During this summer I have been determined to find out what is really going on with my daughter as I suspected that ADHD was only one part of the whole picture, and the school did not take that diagnosis seriously. I suspected FAS after reading much information and had her evaluated at a local children's hospital that had a FAS program. They evaluated her and did the facial measurement analyses that are run through a computer program designed at the University of Washington. I read that this was supposed to be an "objective" method of diagnosing FAS. She scored as "Mild FAS." But the director of the program who evaluated her said that "he cannot diagnose my daughter with FAS because I have no record of her mother's drinking while she was pregnant."

I can't imagine yet another year with the school just letting my daughter do nothing and fail. I believe that if she was in the proper environment with the appropriate services and support, she would be able to flourish. But this school is not giving her the chance.

Dr. Gindis:
It's very unfortunate, but your child's situation is just another example of how your daughter was failed first in Russia and now in the US over and over again - all with no fault of her own.

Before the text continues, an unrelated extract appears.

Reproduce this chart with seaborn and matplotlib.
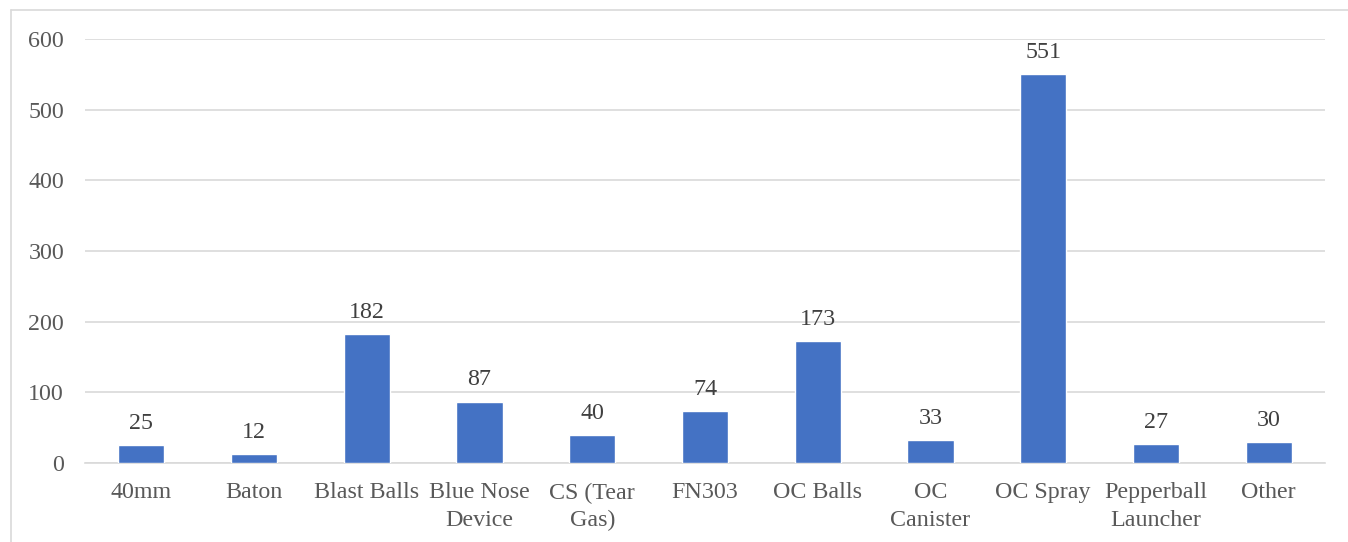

We do not know the details of her assessments, but just the very fact that the child was denied a diagnosis (and help) based on the lack of paperwork looks like another failure by your local clinic. The absolute majority of international adoptees with the established FAS diagnosis do not have documents confirming officially that the child was born to an alcoholic mother. Formally, such documentation is one of the 4 necessary elements of a "completely" confirmed FAS diagnosis, but there are 3 other major factors (and many secondary conditions), which you do not talk about; and they are to be considered first and foremost when the diagnosis of FAS is established in international adoptees.

Your main unspoken question is basically as follows: "Is it possible to get help for my child at school if the assessment results were inconclusive and vague?" Very likely, it's not possible, as schools require a written document, not just somebody's opinion about your child's medical issues and educational needs. The way out of this difficult situation is only one - you need to do a complete (developmental, psychological, and educational) assessment of your daughter. You should not go for just FAS determination or ADHD diagnosis, or whatever else may look like a possibility, because only a complete assessment can look at the entire "forest" vs. "one tree," figuratively speaking, and give you and your school a clear direction on how to compensate the delays and accumulated deficiencies in your daughter's development. You need to go to a professional who a) understands specific issues of internationally adopted children; b) who can evaluate your child's developmental status from many perspectives. It may or may not necessarily be FAS in your daughter, there may as well be another half a dozen issues that manifest themselves similarly. And they have to be found out (the child can't just "go down the hill" developmentally and academically without any reason) and they have to be properly presented in a clinical report with the adequate recommendations to your school district. Only then the school may reconsider and act accordingly.

There is one more important aspect which can't be overemphasized: your child's original medical/educational records in the native language. At the BGCenter we have seen so many cases of denied services or special Ed placement for adopted children by their schools, solely based on the lack of developmental history of the child: it was too difficult and too risky for a school psychologist to come up with an unambiguous conclusion of the child's needs without it; it's so much simpler to recommend "wait and see" until the next year. And the tragic part of it is that the records are often available, would just scream for intensive medical and educational intervention without delays, but were never translated, or poorly translated, or nobody ever cared to ask if they are available.